本当に自分の好きにやりたいなら、人付き合いは断固!絶つべしだよなあ、とため息をつきつつ、そのうち自分のわがままが勝ることは分かっていつつも、やっぱり、自分から距離を置くのは独善家らしく苦手なのだった。

四つの雨 (ハヤカワ・ミステリ文庫 ウ 21-1)』『現代語訳 樋口一葉「十三夜 他」 (現代語訳樋口一葉)』読了。『四つの雨』は、起点と終点だけ見ればオーソドックス。でも、そこに至るまでのスライトなズレの連鎖、10ページ先にあるはずの展開が、ページをめくった途端にもう起こってしまう、しかも予測を微妙に裏切る形で、という連続に、つい読み進んでしまう。『十三夜 他』。一葉は、絶対にハッピーエンドにならないところがもはや快感。藤沢周訳の「やみ夜」。『四つの雨』の主人公と境遇が似る。

出てきた都は人鬼はいなくとも、どこでも用いられるのは才子で、たとえ軽薄に思われようが口先が巧みな小器用な者が重宝がられる。

籬にからむ朝顔の花は一朝の栄えに一期の本懐を尽くす。我が身に定められた分際を知っていれば、思いに任せぬ世に迷うことなく、甲斐なき煩悶に怒り狂うこともない。

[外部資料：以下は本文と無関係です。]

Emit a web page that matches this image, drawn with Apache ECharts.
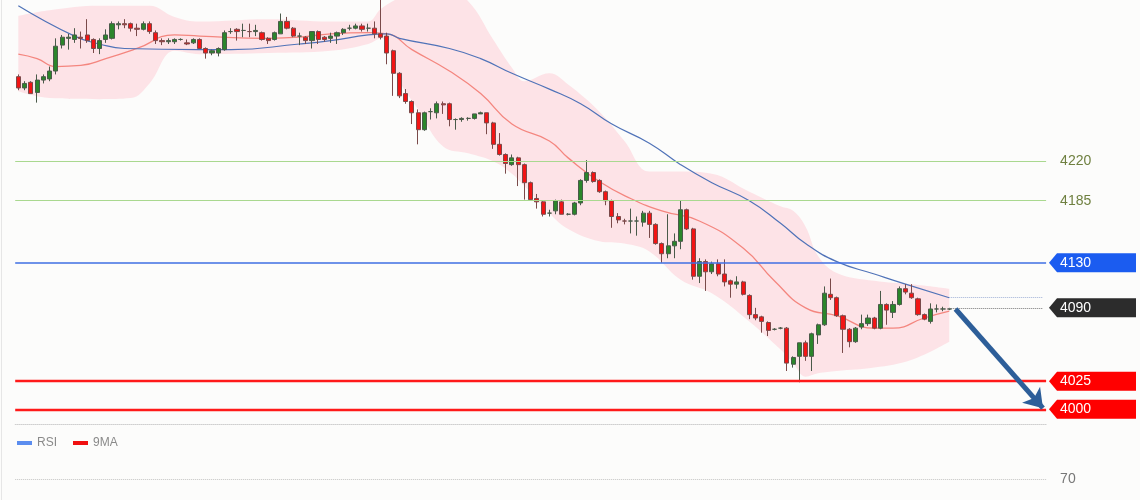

ぐっと来るのは、しかし、「女というもの」を書いたこの部分。

私のことを心から愛しいと思うなら、その命を今、この場でくださることはできませんか。
...
彼の命を断たずにおくものかという執念、これをも恋というのでしょうか。
...
恐ろしきは涙の後の女心である。

藤沢周の解説より。

この作家は自分の作品を愛していない。...クールでソリッドで孤独な女。
いつまで経っても、小説からナレーションの声が消えない。

女であることの拒否と、女であることの執着の振幅を苛烈に生きた女は、絶対にヒロインには同化しない。
一葉にとってはおそらく文学は女の手遊びだっただろう。だからこそ、怖いのだ。

「わかれ道」の現代語訳は阿部和重。ドライブ感がある。やっぱりこの人の文体が好きだと思う。まだ幼いといえるくらい若いのに、「そんなものさ」と生きて別れていく少年と少女。激情などなく、諦念というほどの悟りもない。それでも一瞬、

「お京さん、お願いだ、どうかこの手を放してください」

くらくらしちゃうわね。ついでに、年若い男が年上の女に言う「あなた」は、効くなあ。